PROBLEM DETAILS:
Say only how many lines contain the word "this".

PROVIDED MATERIAL:
○ ○ ○ ○ ○

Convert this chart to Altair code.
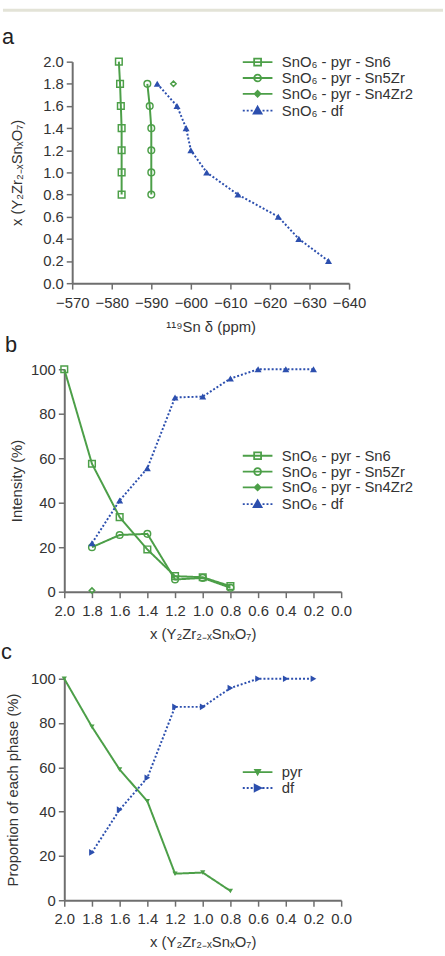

○ ○ ○ ○ ○

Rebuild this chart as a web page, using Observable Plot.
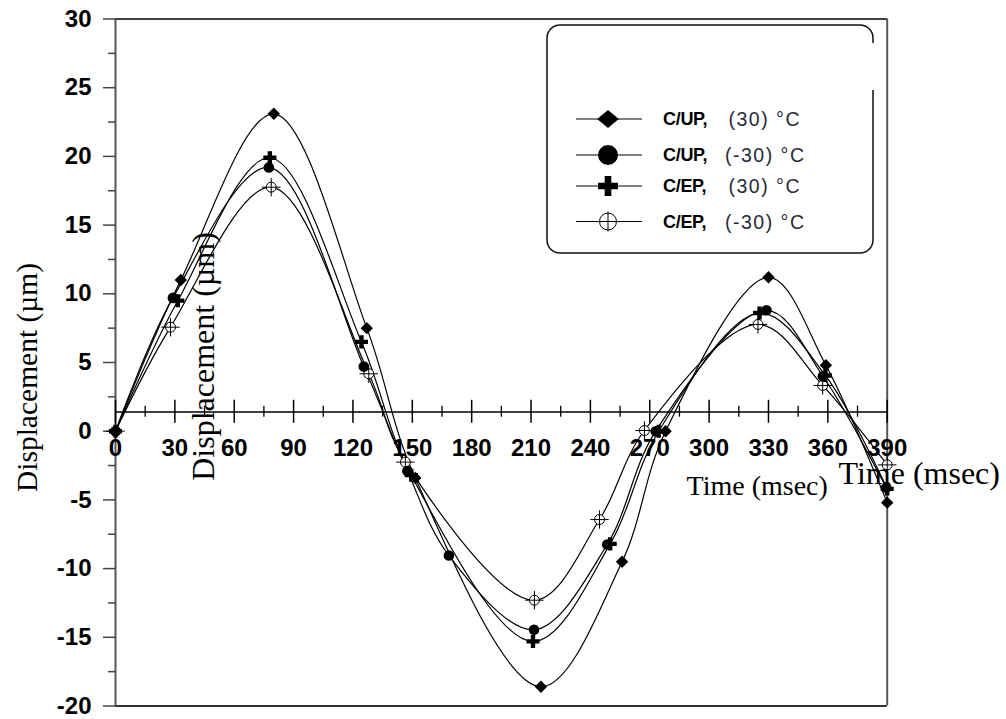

○ ○ ○ ○ ○

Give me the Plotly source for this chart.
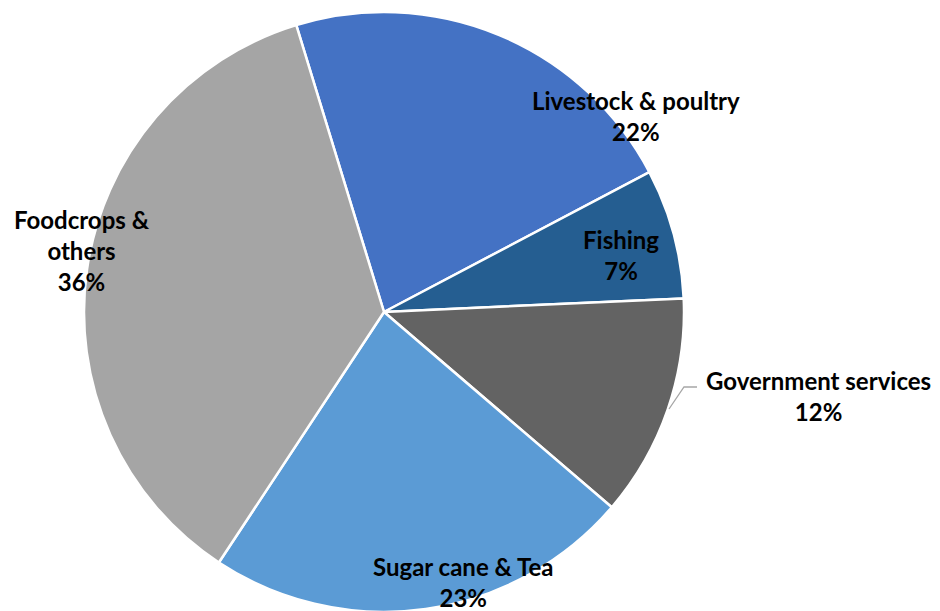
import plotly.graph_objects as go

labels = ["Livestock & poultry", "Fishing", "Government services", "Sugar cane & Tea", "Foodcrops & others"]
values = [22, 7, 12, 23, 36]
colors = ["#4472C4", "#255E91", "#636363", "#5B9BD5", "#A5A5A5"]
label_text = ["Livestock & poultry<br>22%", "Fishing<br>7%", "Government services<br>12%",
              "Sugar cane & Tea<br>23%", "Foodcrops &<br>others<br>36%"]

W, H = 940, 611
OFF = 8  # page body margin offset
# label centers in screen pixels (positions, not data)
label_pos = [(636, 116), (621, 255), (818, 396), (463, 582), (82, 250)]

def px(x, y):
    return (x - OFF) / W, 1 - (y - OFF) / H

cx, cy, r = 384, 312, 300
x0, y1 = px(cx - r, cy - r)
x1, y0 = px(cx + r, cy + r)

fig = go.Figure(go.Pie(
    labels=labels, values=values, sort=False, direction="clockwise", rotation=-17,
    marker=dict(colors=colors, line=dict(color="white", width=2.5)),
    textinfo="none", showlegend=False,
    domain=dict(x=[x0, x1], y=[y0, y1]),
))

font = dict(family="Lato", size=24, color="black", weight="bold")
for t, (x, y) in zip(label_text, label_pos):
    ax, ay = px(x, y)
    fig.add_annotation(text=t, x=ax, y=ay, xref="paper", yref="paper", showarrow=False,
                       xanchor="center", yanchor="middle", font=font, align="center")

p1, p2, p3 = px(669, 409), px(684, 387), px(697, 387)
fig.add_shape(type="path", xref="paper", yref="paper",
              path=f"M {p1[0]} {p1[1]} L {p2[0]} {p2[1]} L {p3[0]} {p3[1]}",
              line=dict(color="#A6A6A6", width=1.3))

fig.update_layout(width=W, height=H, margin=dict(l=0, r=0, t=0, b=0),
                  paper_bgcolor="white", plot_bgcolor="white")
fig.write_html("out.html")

○ ○ ○ ○ ○

RIGHT ANSWER:
3